▶ _OBJECTIVE_
Starting at the top of the listing, extract every line up to and including the one with "32, 36, 40]". Pictures stay out of the copy.

-- BEGIN RECORDS FOR PROCESSING --

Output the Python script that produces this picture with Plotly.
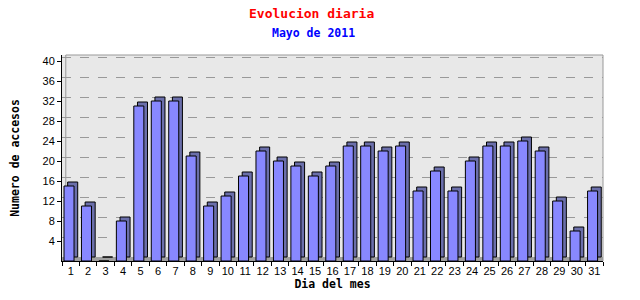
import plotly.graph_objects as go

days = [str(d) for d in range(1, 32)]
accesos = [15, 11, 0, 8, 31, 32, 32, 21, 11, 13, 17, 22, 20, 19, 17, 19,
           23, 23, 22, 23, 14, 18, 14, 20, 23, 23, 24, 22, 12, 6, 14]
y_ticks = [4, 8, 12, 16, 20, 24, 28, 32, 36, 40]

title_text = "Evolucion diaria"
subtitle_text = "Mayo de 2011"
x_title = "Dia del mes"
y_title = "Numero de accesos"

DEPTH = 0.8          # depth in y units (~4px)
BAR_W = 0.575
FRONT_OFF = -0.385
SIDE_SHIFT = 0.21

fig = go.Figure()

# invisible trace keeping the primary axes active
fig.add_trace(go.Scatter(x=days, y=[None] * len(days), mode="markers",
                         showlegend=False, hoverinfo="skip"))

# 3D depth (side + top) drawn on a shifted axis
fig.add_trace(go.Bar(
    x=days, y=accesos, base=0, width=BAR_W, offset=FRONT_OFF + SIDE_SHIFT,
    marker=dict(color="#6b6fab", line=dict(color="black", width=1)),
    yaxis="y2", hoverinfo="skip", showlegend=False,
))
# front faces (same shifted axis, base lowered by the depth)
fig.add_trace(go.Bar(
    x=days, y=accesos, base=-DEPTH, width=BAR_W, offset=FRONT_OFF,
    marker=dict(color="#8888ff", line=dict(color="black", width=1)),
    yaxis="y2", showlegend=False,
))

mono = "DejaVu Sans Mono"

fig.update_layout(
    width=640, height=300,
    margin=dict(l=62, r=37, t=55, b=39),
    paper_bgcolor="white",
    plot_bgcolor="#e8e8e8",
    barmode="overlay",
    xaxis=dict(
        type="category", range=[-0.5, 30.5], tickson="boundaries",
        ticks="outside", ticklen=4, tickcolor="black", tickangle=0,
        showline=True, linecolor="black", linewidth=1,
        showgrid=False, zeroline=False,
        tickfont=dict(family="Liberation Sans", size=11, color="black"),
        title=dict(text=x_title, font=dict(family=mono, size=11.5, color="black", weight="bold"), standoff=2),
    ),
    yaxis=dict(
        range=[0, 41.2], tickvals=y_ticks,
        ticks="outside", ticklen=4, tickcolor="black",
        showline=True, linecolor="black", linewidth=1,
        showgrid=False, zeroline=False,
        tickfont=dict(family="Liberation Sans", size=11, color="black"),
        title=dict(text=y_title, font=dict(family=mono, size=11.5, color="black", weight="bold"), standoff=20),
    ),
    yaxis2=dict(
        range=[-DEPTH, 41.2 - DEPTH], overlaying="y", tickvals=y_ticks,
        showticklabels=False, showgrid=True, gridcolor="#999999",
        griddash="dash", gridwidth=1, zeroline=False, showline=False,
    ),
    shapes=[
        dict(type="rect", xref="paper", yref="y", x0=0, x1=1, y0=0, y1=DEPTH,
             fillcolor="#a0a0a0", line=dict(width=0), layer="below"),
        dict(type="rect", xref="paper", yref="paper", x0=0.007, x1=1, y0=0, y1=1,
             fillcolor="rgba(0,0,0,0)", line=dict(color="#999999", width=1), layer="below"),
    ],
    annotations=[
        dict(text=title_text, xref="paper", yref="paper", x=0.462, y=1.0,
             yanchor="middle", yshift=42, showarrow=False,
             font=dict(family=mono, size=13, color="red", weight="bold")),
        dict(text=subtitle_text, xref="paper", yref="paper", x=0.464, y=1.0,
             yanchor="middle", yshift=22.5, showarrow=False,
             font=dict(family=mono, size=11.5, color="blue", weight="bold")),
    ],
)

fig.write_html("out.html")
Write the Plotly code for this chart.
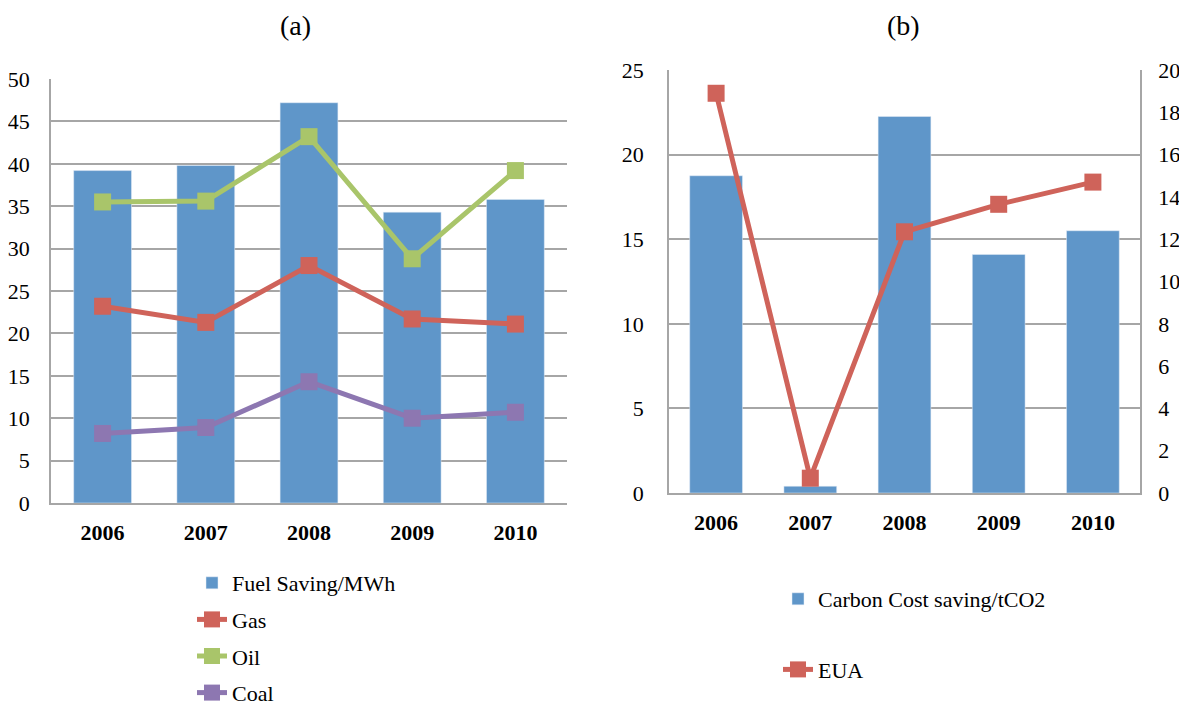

-- END RECORDS FOR PROCESSING --

▶ _RESPONSE_
Output the Python script that produces this picture with Plotly.
import plotly.graph_objects as go

days = [str(d) for d in range(1, 32)]
accesos = [15, 11, 0, 8, 31, 32, 32, 21, 11, 13, 17, 22, 20, 19, 17, 19,
           23, 23, 22, 23, 14, 18, 14, 20, 23, 23, 24, 22, 12, 6, 14]
y_ticks = [4, 8, 12, 16, 20, 24, 28, 32, 36, 40]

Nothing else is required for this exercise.